World’s First Automated 77GHz Electronically Steerable Antenna Calibration System

Metawave has successfully demonstrated the first automated 77 GHz electronically steerable antenna calibration system for realizing dependable and repeatable beamsteering at TechCrunch Mobility 2019. Recently Metawave has also launched its millimeter-wave analog phase controller, a critical component that enables analog beamsteering radars for highly automated driving, an important step toward full autonomy. 

Metawave’s WARLORD™ radar system enables near-instantaneous positioning of the radar beam anywhere within a set field of view (FOV), allowing the beam position to be changed in microseconds. The innovative design eliminates typical limitations and failures of existing radars while extending detection range and enhancing angular resolution. The flexibility of WARLORD facilitates multi-modal radar operation, delivers automated multi-target tracking, and greatly reduces interference. 

With highly focused transmitter beamsteering, Metawave can point the beam specifically on what the target needs to detect in order to make critical driving decisions quickly, safely, and smoothly. Metawave’s highly advanced and carefully demonstrated beamsteering capability empowers its proprietary AI platform – AWARE™ – with the ability to identify regions of interest and quickly detect and classify objects, both up-close and in the distance (~300 meters), ensuring the automobile receives the information needed to make critical driving decisions. 

The calibration system was completed in partnership with The University of Oklahoma Advanced Radar Research Center (ARRC) at the Radar Innovation Lab (RIL), a research facility directed by Dr. Robert Palmer.

At the ARRC, Dr. Jorge Salazar leads the Phased Array Antenna and Development (PAARD) group that focuses on the design of high-performance active antennas for multifunction phased array radars, including integration, characterization, and calibration from S- to W-bands. Dr. Salazar has vast experience in the design and calibration of phased array antennas. He is a professor and researcher at the school of Electrical and Computer Engineering at The University of Oklahoma.

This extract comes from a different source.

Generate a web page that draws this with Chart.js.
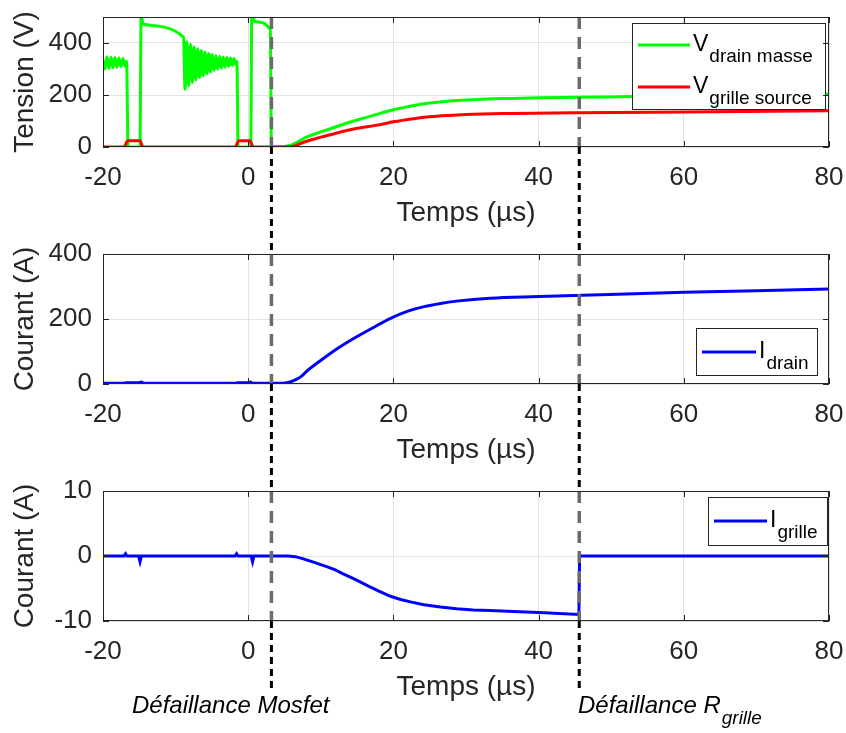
<!DOCTYPE html>
<html>
<head>
<meta charset="utf-8">
<script src="https://cdn.jsdelivr.net/npm/chart.js@4.4.1/dist/chart.umd.min.js"></script>
<style>
html,body{margin:0;padding:0;background:#fff;}
#wrap{position:relative;width:846px;height:733px;}
canvas{position:absolute;left:0;top:0;}
</style>
</head>
<body>
<div id="wrap">
  <canvas id="c1" width="846" height="733"></canvas>
  <canvas id="c2" width="846" height="733"></canvas>
  <canvas id="c3" width="846" height="733"></canvas>
</div>
<script>
// time axis, µs
const xTicks = [-20, 0, 20, 40, 60, 80];
const faultT = [3.2, 45.6];   // défaillance Mosfet, défaillance R grille

// V drain masse (V)
const vdmT = [-20,-19.72,-19.45,-19.17,-18.9,-18.62,-18.35,-18.07,-17.8,-17.52,-17.25,-16.97,-16.75,-16.55,
  -14.9,-14.75,-14.5,-8.9,-8.7,-8.45,-8.2,-7.95,-7.7,-7.45,-7.2,-6.95,-6.7,-6.45,-6.2,-5.95,-5.7,-5.45,-5.2,
  -4.95,-4.7,-4.45,-4.2,-3.95,-3.7,-3.45,-3.2,-2.95,-2.7,-2.45,-2.2,-1.95,-1.7,-1.55,-1.4,0.35,0.5,0.9,3.05,3.2,
  5,6,7,8,9,10,12,15,17.5,20,22.5,25,27.5,30,33,36.5,40,45.7,52.6,60,70,80];
const vdmV = [335,300,347,302,345,305,344,307,342,309,340,312,330,0,
  0,520,472,422,222,405,235,395,248,386,258,378,267,371,275,365,282,360,288,
  356,294,352,299,349,303,346,307,344,310,342,313,340,316,330,0,0,520,482,452,0,
  2,8,22,38,48,58,77,104,124,143,158,169,176,181,185,187,189,191,194,197,200,204];

// V grille source (V)
const vgsT = [-20,-17.1,-16.6,-14.9,-14.5,-1.8,-1.3,0.2,0.7,5.5,6.5,7.6,9,10.3,12.5,15,18.2,20,22.8,25,27.4,30,36.5,45.7,60,80];
const vgsV = [0,0,24,24,0,0,24,24,0,0,5,18,30,40,56,72,86,97,109,116,121,125,129,132,135,139];

// I drain (A)
const idT = [-20,-17.2,-16.8,-15.2,-14.7,-14.4,-1.8,-1.5,0,0.3,0.6,4,5.5,6.7,7.4,8.1,10.4,12.5,15,17.5,19.6,22,24.2,26.5,28.7,33.3,40,46,60,70,80];
const idV = [2,2,4,4,6,2,2,4,4,6,2,2,5,15,25,40,79,112,146,177,202,224,238,248,255,264,269,273,282,287,292];

// I grille (A)
const igT = [-20,-17.1,-16.9,-16.7,-15.1,-14.9,-14.7,-1.8,-1.6,-1.4,0.4,0.6,0.8,5.5,6.5,7.5,9,11,12,13,14,15,16.5,18,19.6,
  21,22.5,24.2,26.5,28.7,31,33.3,36.5,40,45.55,45.65,80];
const igV = [0,0,0.35,0,0,-0.9,0,0,0.35,0,0,-0.9,0,0,-0.1,-0.4,-0.95,-1.7,-2.15,-2.7,-3.2,-3.75,-4.6,-5.4,-6.2,
  -6.7,-7.1,-7.5,-7.85,-8.1,-8.3,-8.4,-8.55,-8.7,-9.0,0,0];

const vTicks = [0, 200, 400];
const idTicks = [0, 200, 400];
const igTicks = [-10, 0, 10];

const FONT = '"Liberation Sans", Arial, Helvetica, sans-serif';
const TXT = '#262626';
const GRID = '#e3e3e3';
const AREA_L = 103, AREA_R = 829, XH = 90;

Chart.defaults.font.family = FONT;
Chart.defaults.color = TXT;

const pts = (T, V) => T.map((t, i) => ({x: t, y: V[i]}));

function line(ctx, x0, y0, x1, y1){
  ctx.beginPath(); ctx.moveTo(x0, y0); ctx.lineTo(x1, y1); ctx.stroke();
}

function drawSubText(ctx, x, y, main, sub, size, subSize, italic){
  const st = italic ? 'italic ' : '';
  ctx.font = st + size + 'px ' + FONT;
  ctx.fillText(main, x, y);
  const w = ctx.measureText(main).width;
  ctx.font = st + subSize + 'px ' + FONT;
  ctx.fillText(sub, x + w + 1, y + 11);
}

// no automatic room for overflowing tick labels: the plot box is placed by hand
function noOverflow(s){
  s.paddingLeft = s.paddingRight = s.paddingTop = s.paddingBottom = 0;
}

const framePlugin = {
  id: 'frame',
  afterDatasetsDraw(chart){
    const {ctx, chartArea: a, scales: {x}} = chart;
    ctx.save();
    ctx.strokeStyle = '#6b6b6b'; ctx.lineWidth = 3.5; ctx.setLineDash([12, 8]);
    faultT.forEach(t => { const px = x.getPixelForValue(t); line(ctx, px, a.top, px, a.bottom); });
    ctx.restore();
  },
  afterDraw(chart, args, opts){
    const {ctx, chartArea: a, scales: {x, y}} = chart;
    ctx.save();
    // legend
    const lg = opts.legend;
    if (lg) {
      const [bx0, by0, bx1, by1] = lg.box;
      ctx.fillStyle = '#fff'; ctx.fillRect(bx0, by0, bx1 - bx0, by1 - by0);
      ctx.strokeStyle = TXT; ctx.lineWidth = 1; ctx.strokeRect(bx0 + 0.5, by0 + 0.5, bx1 - bx0, by1 - by0);
      lg.items.forEach(it => {
        ctx.strokeStyle = chart.data.datasets[it.ds].borderColor; ctx.lineWidth = 3;
        line(ctx, lg.lx[0], it.y, lg.lx[1], it.y);
        ctx.fillStyle = '#000'; ctx.textBaseline = 'alphabetic'; ctx.textAlign = 'left';
        drawSubText(ctx, lg.lx[1] + 3, it.y + 6, it.main, it.sub, 23, 19, false);
      });
    }
    // box + inward ticks
    ctx.strokeStyle = TXT; ctx.lineWidth = 1;
    ctx.strokeRect(a.left + 0.5, a.top + 0.5, a.right - a.left - 1, a.bottom - a.top - 1);
    const TL = 6;
    x.ticks.forEach(t => {
      const px = Math.round(x.getPixelForValue(t.value)) + 0.5;
      line(ctx, px, a.bottom, px, a.bottom - TL); line(ctx, px, a.top, px, a.top + TL);
    });
    y.ticks.forEach(t => {
      const py = Math.round(y.getPixelForValue(t.value)) + 0.5;
      line(ctx, a.left, py, a.left + TL, py); line(ctx, a.right, py, a.right - TL, py);
    });
    // figure-level dashed markers and notes (last panel only)
    if (opts.gaps) {
      ctx.strokeStyle = '#000'; ctx.lineWidth = 3; ctx.setLineDash([7, 5]);
      faultT.forEach(t => {
        const px = x.getPixelForValue(t);
        opts.gaps.forEach(g => line(ctx, px, g[0], px, g[1]));
      });
      ctx.setLineDash([]);
      ctx.fillStyle = '#000'; ctx.textAlign = 'left'; ctx.textBaseline = 'alphabetic';
      ctx.font = 'italic 24px ' + FONT;
      ctx.fillText('Défaillance Mosfet', 132, 713);
      drawSubText(ctx, 578, 713, 'Défaillance R', 'grille', 24, 19, true);
    }
    ctx.restore();
  }
};

function makePanel(id, p){
  return new Chart(document.getElementById(id), {
    type: 'line',
    data: {datasets: p.datasets},
    options: {
      responsive: false,
      animation: false,
      events: [],
      layout: {padding: {left: 0, right: 846 - AREA_R, top: p.top, bottom: 733 - p.bottom - XH}},
      elements: {point: {radius: 0}, line: {borderWidth: 3, tension: 0}},
      plugins: {
        legend: {display: false},
        tooltip: {enabled: false},
        frame: {legend: p.legend, gaps: p.gaps}
      },
      scales: {
        x: {
          type: 'linear', min: -20, max: 80,
          afterBuildTicks: s => { s.ticks = xTicks.map(v => ({value: v})); },
          afterFit: s => { s.height = XH; noOverflow(s); },
          grid: {color: GRID, drawTicks: false},
          border: {display: false},
          ticks: {font: {size: 26}, color: TXT, padding: 15, maxRotation: 0},
          title: {display: true, text: 'Temps (µs)', font: {size: 28}, color: TXT, padding: {top: 0, bottom: 7}}
        },
        y: {
          type: 'linear', min: p.ymin, max: p.ymax,
          afterBuildTicks: s => { s.ticks = p.yticks.map(v => ({value: v})); },
          afterFit: s => { s.width = AREA_L; noOverflow(s); },
          grid: {color: GRID, drawTicks: false},
          border: {display: false},
          ticks: {font: {size: 26}, color: TXT, padding: 11},
          title: {display: true, text: p.ytitle, font: {size: 28}, color: TXT, padding: {top: 8, bottom: 0}}
        }
      }
    },
    plugins: [framePlugin]
  });
}

makePanel('c1', {
  top: 17, bottom: 147, ymin: 0, ymax: 500, yticks: vTicks, ytitle: 'Tension (V)',
  datasets: [
    {label: 'V grille source', data: pts(vgsT, vgsV), borderColor: '#ff0000', cubicInterpolationMode: 'monotone'},
    {label: 'V drain masse', data: pts(vdmT, vdmV), borderColor: '#00ff00', cubicInterpolationMode: 'monotone'}
  ],
  legend: {box: [632, 23, 825, 109], lx: [638, 690], items: [
    {ds: 1, y: 45, main: 'V', sub: 'drain masse'},
    {ds: 0, y: 87, main: 'V', sub: 'grille source'}
  ]}
});

makePanel('c2', {
  top: 254, bottom: 384, ymin: 0, ymax: 400, yticks: idTicks, ytitle: 'Courant (A)',
  datasets: [
    {label: 'I drain', data: pts(idT, idV), borderColor: '#0000ff', cubicInterpolationMode: 'monotone'}
  ],
  legend: {box: [696, 328, 817, 375], lx: [702, 756], items: [
    {ds: 0, y: 352, main: 'I', sub: 'drain'}
  ]}
});

makePanel('c3', {
  top: 491, bottom: 621, ymin: -10, ymax: 10, yticks: igTicks, ytitle: 'Courant (A)',
  datasets: [
    {label: 'I grille', data: pts(igT, igV), borderColor: '#0000ff'}
  ],
  legend: {box: [708, 497, 827, 545], lx: [714, 767], items: [
    {ds: 0, y: 521, main: 'I', sub: 'grille'}
  ]},
  gaps: [[147, 254], [384, 491], [621, 690]]
});
</script>
</body>
</html>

Dr. Salazar assembled a diverse team of experts in radar design and calibration from the Advanced Radar Research Center to enable the acceleration of this project. A novel millimeter RF scanner was designed, implemented, validated, and tested with Metawave in a very impressive few months. The customized RF scanner enables testing and calibration of an active array in near-field and far-field operating modes. 

Metawave is delivering a new kind of automotive radar, one that balances complexity between digital and analog. WARLORD integrates their proprietary phase controller using a single transceiver antenna port to shape and steer the beam and detects objects quickly by leveraging analog data. Metawave’s offerings include its AI perception layer to recognize and classify objects and continue to ‘learn’ as the radar sees moving and inactive objects (autos, pedestrians, bicyclists, lamp posts, guards, etc.) in complex operating scenarios. 

Metawave’s WARLORD is an inexpensive, long-range, high-resolution sensor that can overcome many of today’s driving challenges, including cut-in/cut-out scenarios, automatic emergency braking (AEB), highway pilot (HWP, aka traffic-jam pilot, super-cruise), and forward-collision warning systems (FCWS).